If the success of a football player is measured in the inches of his biceps or how many times he can flip a giant tire, then newly signed Jets safety LaRon Landry might as well schedule a session with a sculptor for his bust in Canton.
Unfortunately for Landry, whom the Jets introduced to the New York media on Tuesday afternoon via conference call, play on the field is what he will be judged on. The former Redskins safety, who was the No. 6 player selected in the 2007 NFL Draft, has been limited to just 17 games over the past two seasons. An Achilles injury first popped up in 2010, cutting into his season and then derailing him the next year as well.
He opted out of surgery which he says could have cost him the first six games of the season.
“Unfortunately midway through [last] season the injury moved kind of further down towards the bone type issues,” Landry said. “It wasn’t really an Achilles issue last year.

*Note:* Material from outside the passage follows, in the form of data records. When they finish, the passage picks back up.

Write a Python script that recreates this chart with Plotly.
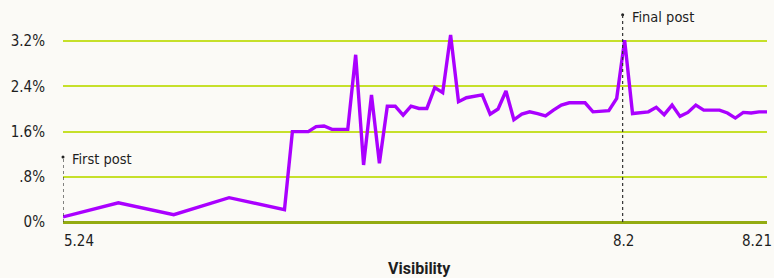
import plotly.graph_objects as go

# ---- data ----
dates = [
    "2024-05-24", "2024-05-31", "2024-06-07", "2024-06-14", "2024-06-21",
    "2024-06-22", "2024-06-23", "2024-06-24", "2024-06-25", "2024-06-26",
    "2024-06-27", "2024-06-28", "2024-06-29", "2024-06-30", "2024-07-01",
    "2024-07-02", "2024-07-03", "2024-07-04", "2024-07-05", "2024-07-06",
    "2024-07-07", "2024-07-08", "2024-07-09", "2024-07-10", "2024-07-11",
    "2024-07-12", "2024-07-13", "2024-07-14", "2024-07-15", "2024-07-16",
    "2024-07-17", "2024-07-18", "2024-07-19", "2024-07-20", "2024-07-21",
    "2024-07-22", "2024-07-23", "2024-07-24", "2024-07-25", "2024-07-26",
    "2024-07-27", "2024-07-28", "2024-07-29", "2024-07-30", "2024-07-31",
    "2024-08-01", "2024-08-02", "2024-08-03", "2024-08-04", "2024-08-05",
    "2024-08-06", "2024-08-07", "2024-08-08", "2024-08-09", "2024-08-10",
    "2024-08-11", "2024-08-12", "2024-08-13", "2024-08-14", "2024-08-15",
    "2024-08-16", "2024-08-17", "2024-08-18", "2024-08-19", "2024-08-20",
    "2024-08-21",
]
visibility = [
    0.09, 0.34, 0.13, 0.43, 0.22,
    1.60, 1.60, 1.60, 1.69, 1.70,
    1.64, 1.64, 1.64, 2.96, 1.01,
    2.25, 1.04, 2.05, 2.05, 1.89,
    2.05, 2.01, 2.01, 2.38, 2.29,
    3.31, 2.13, 2.20, 2.23, 2.25,
    1.91, 2.00, 2.32, 1.81, 1.91,
    1.95, 1.92, 1.88, 1.98, 2.07,
    2.11, 2.11, 2.11, 1.95, 1.96,
    1.97, 2.19, 3.22, 1.92, 1.93,
    1.95, 2.03, 1.90, 2.07, 1.87,
    1.94, 2.07, 1.98, 1.98, 1.98,
    1.93, 1.84, 1.94, 1.93, 1.95,
    1.95,
]

y_ticks = [0, 0.8, 1.6, 2.4, 3.2]
y_tick_labels = ["0%", ".8%", "1.6%", "2.4%", "3.2%"]

event_names = ["First post", "Final post"]
event_times = ["2024-05-24 00:00", "2024-08-02 18:00"]
event_heights = [1.15, 3.67]

x_tick_vals = ["2024-05-24 00:00", "2024-08-02 18:00", "2024-08-21 00:00"]
x_tick_labels = ["5.24", "8.2", "8.21"]

x_title = "Visibility"

# ---- style ----
BG = "#FBFAF6"
PURPLE = "#AA00FF"
GRID = "#C6E02A"
ZERO = "#93AB12"
TEXT = "#1E1E1E"
NARROW = "Liberation Sans Narrow, DejaVu Sans Condensed, Roboto Condensed, Arial Narrow, sans-serif"

fig = go.Figure()

fig.add_trace(go.Scatter(
    x=dates, y=visibility, mode="lines",
    line=dict(color=PURPLE, width=3.4),
    hoverinfo="skip", showlegend=False,
))

# event markers (dotted lines with dot on top)
for name, t, h in zip(event_names, event_times, event_heights):
    fig.add_shape(type="line", xref="x", yref="y", x0=t, x1=t, y0=0, y1=h,
                  line=dict(color="#333333", width=1.2, dash="dot"), layer="above")
    fig.add_trace(go.Scatter(x=[t], y=[h], mode="markers",
                             marker=dict(color="#222222", size=3),
                             hoverinfo="skip", showlegend=False, cliponaxis=False))
    fig.add_annotation(x=t, y=h, xref="x", yref="y", text=name, showarrow=False,
                       xanchor="left", yanchor="middle", xshift=7, yshift=-2,
                       font=dict(family=NARROW, size=14.5, color=TEXT))

# x tick labels: first left aligned, middle centered, last right aligned
for i, (v, lab) in enumerate(zip(x_tick_vals, x_tick_labels)):
    if i == 0:
        a, xs = "left", -1
    elif i == len(x_tick_vals) - 1:
        a, xs = "right", 7
    else:
        a, xs = "center", 1
    fig.add_annotation(x=v, y=0, xref="x", yref="paper", text=lab, showarrow=False,
                       xanchor=a, yanchor="middle", yshift=-19, xshift=xs,
                       font=dict(family=NARROW, size=15, color=TEXT))

fig.add_annotation(x=0.5, y=0, xref="paper", yref="paper", text="<b>" + x_title + "</b>",
                   showarrow=False, xanchor="center", yanchor="middle", yshift=-46, xshift=4,
                   font=dict(family="Roboto, Inter, sans-serif", size=16, color=TEXT))

fig.update_layout(
    width=774, height=278,
    margin=dict(l=63, r=7, t=13, b=56),
    paper_bgcolor=BG, plot_bgcolor=BG,
    showlegend=False,
    xaxis=dict(
        type="date", range=["2024-05-24", "2024-08-21"],
        showgrid=False, zeroline=False, showticklabels=False, ticks="",
        showline=False, fixedrange=True,
    ),
    yaxis=dict(
        range=[0, 3.7], tickvals=y_ticks, ticktext=y_tick_labels,
        showgrid=True, gridcolor=GRID, gridwidth=2,
        zeroline=True, zerolinecolor=ZERO, zerolinewidth=3,
        ticks="outside", ticklen=14, tickcolor="rgba(0,0,0,0)",
        tickfont=dict(family=NARROW, size=15, color=TEXT),
        showline=False, fixedrange=True,
    ),
)

fig.write_html(
    "out.html",
    config={"displayModeBar": False, "staticPlot": True},
    post_script="document.body.style.margin='0';document.body.style.overflow='hidden';"
                "document.body.style.background='" + BG + "';",
)
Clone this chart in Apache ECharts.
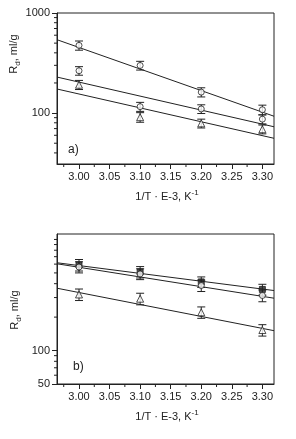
<!DOCTYPE html>
<html>
<head>
<meta charset="utf-8">
<script src="https://cdn.jsdelivr.net/npm/echarts@6/dist/echarts.min.js"></script>
<style>
  html, body { margin: 0; padding: 0; background: #fff; }
  #chart { width: 296px; height: 439px; }
</style>
</head>
<body>
<div id="chart"></div>
<script>
// x positions of the measurements (1/T * 1e3)
const xValues = [3.00, 3.10, 3.20, 3.30];
const xTicks = [3.00, 3.05, 3.10, 3.15, 3.20, 3.25, 3.30];
const xMinorTicks = [2.975, 3.025, 3.075, 3.125, 3.175, 3.225, 3.275];
const fitX = [2.964, 3.319];

// panel a)
const aCircle1 = [475, 299, 162, 108];
const aCircle1Err = [50, 30, 17, 12];
const aCircle2 = [265, 116, 110, 87];
const aCircle2Err = [26, 12, 11, 9];
const aTriangle = [192, 91, 79, 69];
const aTriangleErr = [20, 10, 8, 7];
const aFit1 = [541, 93];
const aFit2 = [229, 73];
const aFit3 = [174, 56];
const aRange = [31, 1000];
const aLabelTicks = [100, 1000];
const aMinorTicks = [40, 50, 60, 70, 80, 90, 200, 300, 400, 500, 600, 700, 800, 900];

// panel b)
const bSquare = [590, 510, 415, 355];
const bSquareErr = [70, 60, 45, 40];
const bCircle = [565, 490, 385, 313];
const bCircleErr = [65, 55, 45, 38];
const bTriangle = [320, 293, 221, 153];
const bTriangleErr = [38, 35, 26, 18];
const bFit1 = [617, 347];
const bFit2 = [604, 296];
const bFit3 = [364, 151];
const bRange = [50, 1120];
const bLabelTicks = [50, 100];
const bMinorTicks = [60, 70, 80, 90, 200, 300, 400, 500, 600, 700, 800, 900, 1000];

const ink = '#222';
const font = 'Liberation Sans';

function errRender(params, api) {
    const x = api.value(0);
    const lo = api.coord([x, api.value(1)]);
    const hi = api.coord([x, api.value(2)]);
    const w = 4;
    const st = { stroke: ink, lineWidth: 1 };
    return {
        type: 'group',
        children: [
            { type: 'line', shape: { x1: lo[0], y1: lo[1], x2: hi[0], y2: hi[1] }, style: st },
            { type: 'line', shape: { x1: lo[0] - w, y1: lo[1], x2: lo[0] + w, y2: lo[1] }, style: st },
            { type: 'line', shape: { x1: hi[0] - w, y1: hi[1], x2: hi[0] + w, y2: hi[1] }, style: st }
        ]
    };
}

function errSeries(vals, errs, xi, yi) {
    return {
        type: 'custom',
        xAxisIndex: xi,
        yAxisIndex: yi,
        renderItem: errRender,
        encode: { x: 0, y: [1, 2] },
        data: xValues.map((x, i) => [x, vals[i] - errs[i], vals[i] + errs[i]]),
        z: 2,
        silent: true
    };
}

// minor ticks, placed through the axes' own scales
function tickSeries(values, dir, len, xi, yi, edge) {
    return {
        type: 'custom',
        xAxisIndex: xi,
        yAxisIndex: yi,
        clip: false,
        silent: true,
        z: 4,
        data: values.map(v => dir === 'y' ? [edge, v] : [v, edge]),
        renderItem: (params, api) => {
            const p = api.coord([api.value(0), api.value(1)]);
            const shape = dir === 'y'
                ? { x1: p[0] - len, y1: p[1], x2: p[0], y2: p[1] }
                : { x1: p[0], y1: p[1], x2: p[0], y2: p[1] + len };
            return { type: 'line', shape: shape, style: { stroke: ink, lineWidth: 1 } };
        }
    };
}

function markSeries(vals, symbol, filled, xi, yi) {
    return {
        type: 'scatter',
        xAxisIndex: xi,
        yAxisIndex: yi,
        symbol: symbol,
        symbolSize: symbol === 'triangle' ? 7 : 6,
        data: xValues.map((x, i) => [x, vals[i]]),
        itemStyle: { color: filled ? ink : '#fff', borderColor: ink, borderWidth: 1 },
        z: 3
    };
}

function fitSeries(vals, xi, yi) {
    return {
        type: 'line',
        xAxisIndex: xi,
        yAxisIndex: yi,
        showSymbol: false,
        symbol: 'none',
        data: fitX.map((x, i) => [x, vals[i]]),
        lineStyle: { color: ink, width: 1 },
        z: 1
    };
}

function xAxis(grid) {
    return {
        type: 'value', gridIndex: grid, min: fitX[0], max: fitX[1], position: 'bottom',
        axisLine: { show: true, onZero: false, lineStyle: { color: ink } },
        axisTick: { show: true, length: 5, customValues: xTicks, lineStyle: { color: ink } },
        axisLabel: { customValues: xTicks, margin: 7, fontFamily: font, fontSize: 11, color: ink,
            formatter: v => v.toFixed(2) },
        splitLine: { show: false }
    };
}

function yAxis(grid, range, labels) {
    return {
        type: 'log', gridIndex: grid, min: range[0], max: range[1], position: 'left',
        axisLine: { show: true, onZero: false, lineStyle: { color: ink } },
        axisTick: { show: true, length: 5, customValues: labels, lineStyle: { color: ink } },
        axisLabel: { customValues: labels, margin: 7, fontFamily: font, fontSize: 11, color: ink,
            formatter: v => String(Math.round(v)) },
        splitLine: { show: false }
    };
}

function yTitle(x, y) {
    return {
        type: 'text', x: x, y: y, rotation: Math.PI / 2,
        style: {
            text: '{r|R}{s|d}{r|, ml/g}',
            align: 'center', verticalAlign: 'middle', fill: ink,
            rich: {
                r: { fontFamily: font, fontSize: 11, lineHeight: 16, fill: ink },
                s: { fontFamily: font, fontSize: 8, lineHeight: 16, verticalAlign: 'bottom', fill: ink }
            }
        }
    };
}

function xTitle(x, y) {
    return {
        type: 'text', x: x, y: y,
        style: {
            text: '{r|1/T · E-3, K}{s|-1}',
            align: 'center', verticalAlign: 'middle', fill: ink,
            rich: {
                r: { fontFamily: font, fontSize: 11, lineHeight: 16, fill: ink },
                s: { fontFamily: font, fontSize: 8, lineHeight: 16, verticalAlign: 'top', fill: ink }
            }
        }
    };
}

const chart = echarts.init(document.getElementById('chart'));
chart.setOption({
    animation: false,
    backgroundColor: '#fff',
    grid: [
        { left: 57, top: 13, width: 217, height: 151, show: true, borderColor: ink, borderWidth: 1 },
        { left: 57, top: 234, width: 217, height: 150, show: true, borderColor: ink, borderWidth: 1 }
    ],
    xAxis: [xAxis(0), xAxis(1)],
    yAxis: [yAxis(0, aRange, aLabelTicks), yAxis(1, bRange, bLabelTicks)],
    series: [
        fitSeries(aFit1, 0, 0),
        fitSeries(aFit2, 0, 0),
        fitSeries(aFit3, 0, 0),
        errSeries(aCircle1, aCircle1Err, 0, 0),
        errSeries(aCircle2, aCircle2Err, 0, 0),
        errSeries(aTriangle, aTriangleErr, 0, 0),
        markSeries(aCircle1, 'circle', false, 0, 0),
        markSeries(aCircle2, 'circle', false, 0, 0),
        markSeries(aTriangle, 'triangle', false, 0, 0),
        tickSeries(aMinorTicks, 'y', 3, 0, 0, fitX[0]),
        tickSeries(xMinorTicks, 'x', 3, 0, 0, aRange[0]),

        fitSeries(bFit1, 1, 1),
        fitSeries(bFit2, 1, 1),
        fitSeries(bFit3, 1, 1),
        errSeries(bSquare, bSquareErr, 1, 1),
        errSeries(bCircle, bCircleErr, 1, 1),
        errSeries(bTriangle, bTriangleErr, 1, 1),
        markSeries(bSquare, 'rect', true, 1, 1),
        markSeries(bCircle, 'circle', false, 1, 1),
        markSeries(bTriangle, 'triangle', false, 1, 1),
        tickSeries(bMinorTicks, 'y', 3, 1, 1, fitX[0]),
        tickSeries(xMinorTicks, 'x', 3, 1, 1, bRange[0])
    ],
    graphic: [
        yTitle(14, 54),
        yTitle(15, 310),
        xTitle(167, 197),
        xTitle(167, 417),
        { type: 'text', x: 68, y: 144, style: { text: 'a)', fontFamily: font, fontSize: 12, fill: ink } },
        { type: 'text', x: 73, y: 361, style: { text: 'b)', fontFamily: font, fontSize: 12, fill: ink } }
    ]
});
</script>
</body>
</html>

The reason why I opted out of surgery is that it wasn’t really an Achilles injury.”
It’s clear from both Landry and Jets general manager Mike Tannenbaum that the player isn’t quite ready to take to the field yet. While he said his attendance at offseason team activities (OTAs) and mini-camp is not an issue, Landry did dodge questions about how much he will be ready to participate saying he will be active “as much as possible.”
Tannenbaum wasn’t worried that his new signing might not fully participate in OTAs or mini-camp. He said the goal is to get him on the field for the season opener.
“We feel really good about LaRon, we feel really good about our medical department and we’re going to work as a partnership to get him ready for opening day,” Tannenbaum said. “Barring anything unforeseen we think he’ll be ready to go.”
The one-year deal helps fill needs in the secondary where Eric Smith was the only returning safety. Landry, who at the 2007 NFL Combine clocked a 4.35 time in the 40, is known as a run stopper and brings versatility to the position. He also brings a “gym rat” mentality to the team as he made waves last month when a photo of him appeared on Twitter showing clear muscle and size gains.
Rumors that the image was photoshopped or that Landry was on steroids began to circulate, but neither the player’s history with injuries or the recent whispers about his strength gains scared the Jets away from their biggest prize of free agency. In turn, Landry fell in love with his new team, making the decision a simple one.
“It was multiple things. First of all, a great organization, well-rounded. A player-driven organization, all for the players and basically winning ball games. And that’s what it’s all about, winning ball games, going to the playoffs and getting a ring,” Landry said.
“It’s a player-driven organization so it’s kind of like a no-brainer.”